Supplied information -
— BEGIN —
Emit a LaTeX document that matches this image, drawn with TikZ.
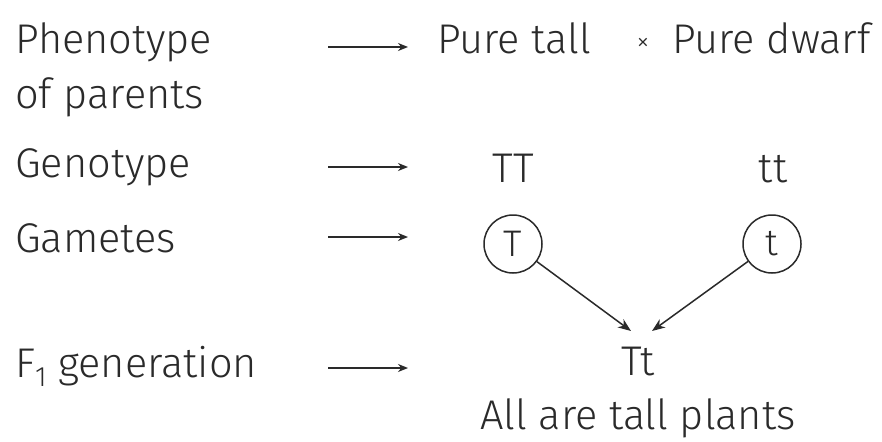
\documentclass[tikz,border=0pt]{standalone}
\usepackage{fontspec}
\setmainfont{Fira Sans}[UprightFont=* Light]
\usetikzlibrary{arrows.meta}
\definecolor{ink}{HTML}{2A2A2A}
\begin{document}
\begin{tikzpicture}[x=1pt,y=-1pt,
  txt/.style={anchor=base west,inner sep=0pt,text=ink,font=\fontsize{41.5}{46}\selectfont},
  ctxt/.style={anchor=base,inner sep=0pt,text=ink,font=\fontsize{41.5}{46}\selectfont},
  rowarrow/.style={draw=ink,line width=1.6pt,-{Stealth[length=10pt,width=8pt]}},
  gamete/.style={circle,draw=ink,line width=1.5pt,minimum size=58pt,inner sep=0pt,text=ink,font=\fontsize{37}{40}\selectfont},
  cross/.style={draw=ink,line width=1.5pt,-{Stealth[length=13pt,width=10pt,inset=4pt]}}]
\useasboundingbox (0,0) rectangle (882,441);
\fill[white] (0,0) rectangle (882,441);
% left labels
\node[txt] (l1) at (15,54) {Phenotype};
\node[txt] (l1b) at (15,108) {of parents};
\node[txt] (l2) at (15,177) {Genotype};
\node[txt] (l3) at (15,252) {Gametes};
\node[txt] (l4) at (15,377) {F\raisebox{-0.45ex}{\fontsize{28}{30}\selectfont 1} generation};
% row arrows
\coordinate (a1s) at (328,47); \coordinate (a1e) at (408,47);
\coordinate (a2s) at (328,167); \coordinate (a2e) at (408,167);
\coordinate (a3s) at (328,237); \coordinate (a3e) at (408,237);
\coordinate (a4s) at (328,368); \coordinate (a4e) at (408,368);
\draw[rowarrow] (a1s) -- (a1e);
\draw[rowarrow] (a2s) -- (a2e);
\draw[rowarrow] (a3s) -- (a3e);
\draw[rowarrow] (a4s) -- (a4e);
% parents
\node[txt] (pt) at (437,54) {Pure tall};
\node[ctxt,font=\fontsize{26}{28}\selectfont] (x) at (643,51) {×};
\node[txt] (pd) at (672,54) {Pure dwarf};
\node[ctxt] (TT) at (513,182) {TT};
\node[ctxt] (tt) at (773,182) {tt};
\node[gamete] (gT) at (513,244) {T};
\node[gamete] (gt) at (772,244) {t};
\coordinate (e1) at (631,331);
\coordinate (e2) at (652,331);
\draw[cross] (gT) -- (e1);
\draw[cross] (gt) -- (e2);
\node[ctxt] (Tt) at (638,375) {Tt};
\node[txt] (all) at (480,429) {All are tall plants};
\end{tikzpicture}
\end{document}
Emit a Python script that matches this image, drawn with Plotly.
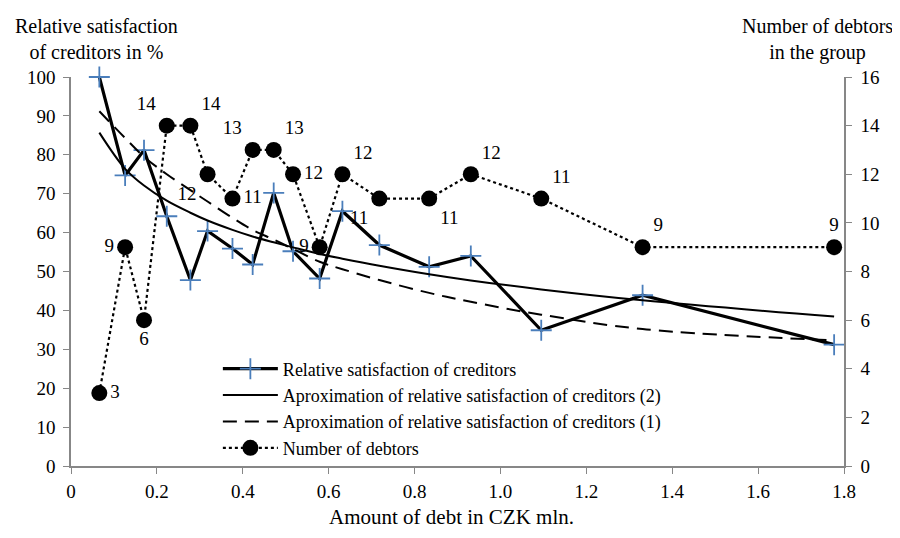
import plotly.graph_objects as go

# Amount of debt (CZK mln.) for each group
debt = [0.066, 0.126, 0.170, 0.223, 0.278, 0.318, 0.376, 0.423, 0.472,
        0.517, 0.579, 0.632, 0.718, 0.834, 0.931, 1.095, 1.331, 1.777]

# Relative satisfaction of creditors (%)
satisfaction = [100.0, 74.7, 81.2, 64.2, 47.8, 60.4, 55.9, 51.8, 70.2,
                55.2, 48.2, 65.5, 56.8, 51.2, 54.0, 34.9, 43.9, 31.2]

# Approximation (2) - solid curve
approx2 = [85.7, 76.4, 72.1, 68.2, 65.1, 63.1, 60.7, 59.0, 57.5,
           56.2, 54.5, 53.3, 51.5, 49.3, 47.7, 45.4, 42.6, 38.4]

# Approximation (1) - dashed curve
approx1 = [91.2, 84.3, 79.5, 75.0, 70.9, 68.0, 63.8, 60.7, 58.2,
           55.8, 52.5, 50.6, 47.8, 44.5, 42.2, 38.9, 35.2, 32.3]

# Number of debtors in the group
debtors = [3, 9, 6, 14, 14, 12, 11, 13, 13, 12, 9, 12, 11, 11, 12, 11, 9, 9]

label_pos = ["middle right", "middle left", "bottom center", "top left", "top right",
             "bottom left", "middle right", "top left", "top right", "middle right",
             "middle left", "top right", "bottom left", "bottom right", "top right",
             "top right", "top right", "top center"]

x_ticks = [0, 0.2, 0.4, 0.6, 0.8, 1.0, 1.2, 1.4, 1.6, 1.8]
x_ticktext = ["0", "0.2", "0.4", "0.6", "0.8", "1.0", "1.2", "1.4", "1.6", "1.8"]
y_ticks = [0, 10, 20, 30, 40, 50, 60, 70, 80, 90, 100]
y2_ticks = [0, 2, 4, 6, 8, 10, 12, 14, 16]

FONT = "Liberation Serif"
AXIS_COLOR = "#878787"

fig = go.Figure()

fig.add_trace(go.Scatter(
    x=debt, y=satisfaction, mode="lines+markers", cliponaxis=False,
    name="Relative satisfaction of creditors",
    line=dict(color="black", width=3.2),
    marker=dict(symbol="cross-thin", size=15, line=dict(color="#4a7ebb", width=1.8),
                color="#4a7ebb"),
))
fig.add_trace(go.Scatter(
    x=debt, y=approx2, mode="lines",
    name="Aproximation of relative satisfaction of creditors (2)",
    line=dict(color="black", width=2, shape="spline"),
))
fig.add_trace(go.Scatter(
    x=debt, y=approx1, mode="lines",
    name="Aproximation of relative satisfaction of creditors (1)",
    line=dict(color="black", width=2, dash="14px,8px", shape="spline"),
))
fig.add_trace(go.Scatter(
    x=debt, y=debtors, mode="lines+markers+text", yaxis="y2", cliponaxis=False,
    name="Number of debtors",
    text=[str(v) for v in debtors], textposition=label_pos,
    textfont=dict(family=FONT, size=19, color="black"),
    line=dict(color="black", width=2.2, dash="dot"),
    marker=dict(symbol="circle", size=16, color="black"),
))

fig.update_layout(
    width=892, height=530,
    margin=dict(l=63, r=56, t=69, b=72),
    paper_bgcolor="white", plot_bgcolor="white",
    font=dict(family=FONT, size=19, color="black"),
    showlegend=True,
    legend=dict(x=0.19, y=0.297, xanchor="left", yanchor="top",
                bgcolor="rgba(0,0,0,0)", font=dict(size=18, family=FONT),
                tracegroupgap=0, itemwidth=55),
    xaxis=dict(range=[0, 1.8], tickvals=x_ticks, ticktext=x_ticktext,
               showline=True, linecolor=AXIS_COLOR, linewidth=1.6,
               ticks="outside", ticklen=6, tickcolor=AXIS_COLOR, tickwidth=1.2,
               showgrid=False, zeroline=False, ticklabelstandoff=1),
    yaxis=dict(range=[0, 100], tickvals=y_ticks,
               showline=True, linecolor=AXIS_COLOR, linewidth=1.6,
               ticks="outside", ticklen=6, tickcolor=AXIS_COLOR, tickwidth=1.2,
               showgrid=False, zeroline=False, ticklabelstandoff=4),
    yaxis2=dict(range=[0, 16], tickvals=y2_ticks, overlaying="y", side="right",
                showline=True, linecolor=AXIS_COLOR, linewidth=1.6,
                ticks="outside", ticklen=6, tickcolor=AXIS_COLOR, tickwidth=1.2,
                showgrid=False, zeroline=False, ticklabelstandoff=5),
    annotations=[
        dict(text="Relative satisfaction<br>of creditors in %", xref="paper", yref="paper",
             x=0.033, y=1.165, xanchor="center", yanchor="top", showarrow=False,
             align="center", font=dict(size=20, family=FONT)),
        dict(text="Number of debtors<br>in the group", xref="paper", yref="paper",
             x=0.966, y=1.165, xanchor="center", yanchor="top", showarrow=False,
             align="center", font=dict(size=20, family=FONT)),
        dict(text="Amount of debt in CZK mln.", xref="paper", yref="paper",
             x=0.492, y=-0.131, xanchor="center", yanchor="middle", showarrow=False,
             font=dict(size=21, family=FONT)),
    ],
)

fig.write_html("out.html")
— END —
What is asked -
Restate the whole listing above exactly, except for its images.

Exercise answer -
Emit a LaTeX document that matches this image, drawn with TikZ.
\documentclass[tikz,border=0pt]{standalone}
\usepackage{fontspec}
\setmainfont{Fira Sans}[UprightFont=* Light]
\usetikzlibrary{arrows.meta}
\definecolor{ink}{HTML}{2A2A2A}
\begin{document}
\begin{tikzpicture}[x=1pt,y=-1pt,
  txt/.style={anchor=base west,inner sep=0pt,text=ink,font=\fontsize{41.5}{46}\selectfont},
  ctxt/.style={anchor=base,inner sep=0pt,text=ink,font=\fontsize{41.5}{46}\selectfont},
  rowarrow/.style={draw=ink,line width=1.6pt,-{Stealth[length=10pt,width=8pt]}},
  gamete/.style={circle,draw=ink,line width=1.5pt,minimum size=58pt,inner sep=0pt,text=ink,font=\fontsize{37}{40}\selectfont},
  cross/.style={draw=ink,line width=1.5pt,-{Stealth[length=13pt,width=10pt,inset=4pt]}}]
\useasboundingbox (0,0) rectangle (882,441);
\fill[white] (0,0) rectangle (882,441);
% left labels
\node[txt] (l1) at (15,54) {Phenotype};
\node[txt] (l1b) at (15,108) {of parents};
\node[txt] (l2) at (15,177) {Genotype};
\node[txt] (l3) at (15,252) {Gametes};
\node[txt] (l4) at (15,377) {F\raisebox{-0.45ex}{\fontsize{28}{30}\selectfont 1} generation};
% row arrows
\coordinate (a1s) at (328,47); \coordinate (a1e) at (408,47);
\coordinate (a2s) at (328,167); \coordinate (a2e) at (408,167);
\coordinate (a3s) at (328,237); \coordinate (a3e) at (408,237);
\coordinate (a4s) at (328,368); \coordinate (a4e) at (408,368);
\draw[rowarrow] (a1s) -- (a1e);
\draw[rowarrow] (a2s) -- (a2e);
\draw[rowarrow] (a3s) -- (a3e);
\draw[rowarrow] (a4s) -- (a4e);
% parents
\node[txt] (pt) at (437,54) {Pure tall};
\node[ctxt,font=\fontsize{26}{28}\selectfont] (x) at (643,51) {×};
\node[txt] (pd) at (672,54) {Pure dwarf};
\node[ctxt] (TT) at (513,182) {TT};
\node[ctxt] (tt) at (773,182) {tt};
\node[gamete] (gT) at (513,244) {T};
\node[gamete] (gt) at (772,244) {t};
\coordinate (e1) at (631,331);
\coordinate (e2) at (652,331);
\draw[cross] (gT) -- (e1);
\draw[cross] (gt) -- (e2);
\node[ctxt] (Tt) at (638,375) {Tt};
\node[txt] (all) at (480,429) {All are tall plants};
\end{tikzpicture}
\end{document}
Emit a Python script that matches this image, drawn with Plotly.
import plotly.graph_objects as go

# Amount of debt (CZK mln.) for each group
debt = [0.066, 0.126, 0.170, 0.223, 0.278, 0.318, 0.376, 0.423, 0.472,
        0.517, 0.579, 0.632, 0.718, 0.834, 0.931, 1.095, 1.331, 1.777]

# Relative satisfaction of creditors (%)
satisfaction = [100.0, 74.7, 81.2, 64.2, 47.8, 60.4, 55.9, 51.8, 70.2,
                55.2, 48.2, 65.5, 56.8, 51.2, 54.0, 34.9, 43.9, 31.2]

# Approximation (2) - solid curve
approx2 = [85.7, 76.4, 72.1, 68.2, 65.1, 63.1, 60.7, 59.0, 57.5,
           56.2, 54.5, 53.3, 51.5, 49.3, 47.7, 45.4, 42.6, 38.4]

# Approximation (1) - dashed curve
approx1 = [91.2, 84.3, 79.5, 75.0, 70.9, 68.0, 63.8, 60.7, 58.2,
           55.8, 52.5, 50.6, 47.8, 44.5, 42.2, 38.9, 35.2, 32.3]

# Number of debtors in the group
debtors = [3, 9, 6, 14, 14, 12, 11, 13, 13, 12, 9, 12, 11, 11, 12, 11, 9, 9]

label_pos = ["middle right", "middle left", "bottom center", "top left", "top right",
             "bottom left", "middle right", "top left", "top right", "middle right",
             "middle left", "top right", "bottom left", "bottom right", "top right",
             "top right", "top right", "top center"]

x_ticks = [0, 0.2, 0.4, 0.6, 0.8, 1.0, 1.2, 1.4, 1.6, 1.8]
x_ticktext = ["0", "0.2", "0.4", "0.6", "0.8", "1.0", "1.2", "1.4", "1.6", "1.8"]
y_ticks = [0, 10, 20, 30, 40, 50, 60, 70, 80, 90, 100]
y2_ticks = [0, 2, 4, 6, 8, 10, 12, 14, 16]

FONT = "Liberation Serif"
AXIS_COLOR = "#878787"

fig = go.Figure()

fig.add_trace(go.Scatter(
    x=debt, y=satisfaction, mode="lines+markers", cliponaxis=False,
    name="Relative satisfaction of creditors",
    line=dict(color="black", width=3.2),
    marker=dict(symbol="cross-thin", size=15, line=dict(color="#4a7ebb", width=1.8),
                color="#4a7ebb"),
))
fig.add_trace(go.Scatter(
    x=debt, y=approx2, mode="lines",
    name="Aproximation of relative satisfaction of creditors (2)",
    line=dict(color="black", width=2, shape="spline"),
))
fig.add_trace(go.Scatter(
    x=debt, y=approx1, mode="lines",
    name="Aproximation of relative satisfaction of creditors (1)",
    line=dict(color="black", width=2, dash="14px,8px", shape="spline"),
))
fig.add_trace(go.Scatter(
    x=debt, y=debtors, mode="lines+markers+text", yaxis="y2", cliponaxis=False,
    name="Number of debtors",
    text=[str(v) for v in debtors], textposition=label_pos,
    textfont=dict(family=FONT, size=19, color="black"),
    line=dict(color="black", width=2.2, dash="dot"),
    marker=dict(symbol="circle", size=16, color="black"),
))

fig.update_layout(
    width=892, height=530,
    margin=dict(l=63, r=56, t=69, b=72),
    paper_bgcolor="white", plot_bgcolor="white",
    font=dict(family=FONT, size=19, color="black"),
    showlegend=True,
    legend=dict(x=0.19, y=0.297, xanchor="left", yanchor="top",
                bgcolor="rgba(0,0,0,0)", font=dict(size=18, family=FONT),
                tracegroupgap=0, itemwidth=55),
    xaxis=dict(range=[0, 1.8], tickvals=x_ticks, ticktext=x_ticktext,
               showline=True, linecolor=AXIS_COLOR, linewidth=1.6,
               ticks="outside", ticklen=6, tickcolor=AXIS_COLOR, tickwidth=1.2,
               showgrid=False, zeroline=False, ticklabelstandoff=1),
    yaxis=dict(range=[0, 100], tickvals=y_ticks,
               showline=True, linecolor=AXIS_COLOR, linewidth=1.6,
               ticks="outside", ticklen=6, tickcolor=AXIS_COLOR, tickwidth=1.2,
               showgrid=False, zeroline=False, ticklabelstandoff=4),
    yaxis2=dict(range=[0, 16], tickvals=y2_ticks, overlaying="y", side="right",
                showline=True, linecolor=AXIS_COLOR, linewidth=1.6,
                ticks="outside", ticklen=6, tickcolor=AXIS_COLOR, tickwidth=1.2,
                showgrid=False, zeroline=False, ticklabelstandoff=5),
    annotations=[
        dict(text="Relative satisfaction<br>of creditors in %", xref="paper", yref="paper",
             x=0.033, y=1.165, xanchor="center", yanchor="top", showarrow=False,
             align="center", font=dict(size=20, family=FONT)),
        dict(text="Number of debtors<br>in the group", xref="paper", yref="paper",
             x=0.966, y=1.165, xanchor="center", yanchor="top", showarrow=False,
             align="center", font=dict(size=20, family=FONT)),
        dict(text="Amount of debt in CZK mln.", xref="paper", yref="paper",
             x=0.492, y=-0.131, xanchor="center", yanchor="middle", showarrow=False,
             font=dict(size=21, family=FONT)),
    ],
)

fig.write_html("out.html")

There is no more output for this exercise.